Silicon-Nitride-Integrated Hybrid Optical Fibers: A New Platform for Functional Photonics

Hybrid optical fibers that integrate exotic materials within more traditional silica glass architectures open a route for the development of highly functional all-fiber photonic systems. Here, a compact hybrid optical fiber platform is reported formed by depositing a silicon nitride (SiN_x - nitride-rich) nanolayer onto the surface of fused-silica microfibers via plasma-enhanced chemical vapor deposition. The SiN_x thickness can be precisely tuned over a range of tens of nanometers, while maintaining an ultra-smooth deposition surface, allowing for tunable coupling between the modes guided predominantly in the nanolayer and the fiber core.

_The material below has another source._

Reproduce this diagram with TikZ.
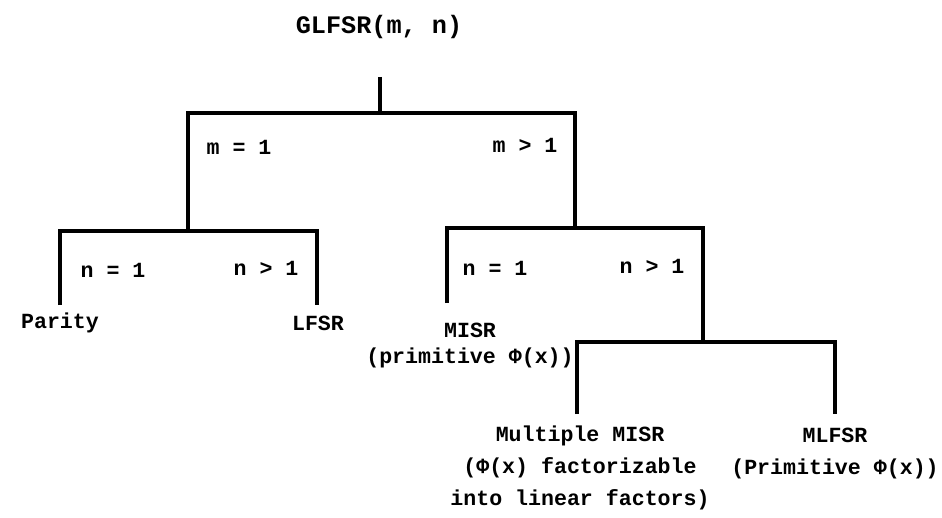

The effective indices of the hybrid modes display an anti-crossing behavior under resonant conditions, resulting in a rich dispersion landscape that can be tailored via adjusting the SiN_x thickness. By fabricating a SiN_x-silica hybrid microfiber with precise dispersion engineering and a low insertion loss, a flat supercontinuum spectrum spanning >1.5 octaves (−20 dB level) has been generated. The results demonstrate that SiN_x-silica hybrid microfibers can offer a unique combination of broadband transmission and wide tunablity of the mode properties, while still retaining the benefits of robust integration with conventional silica glass fiber networks, providing a rich playground for hybrid fiber-based photonic systems.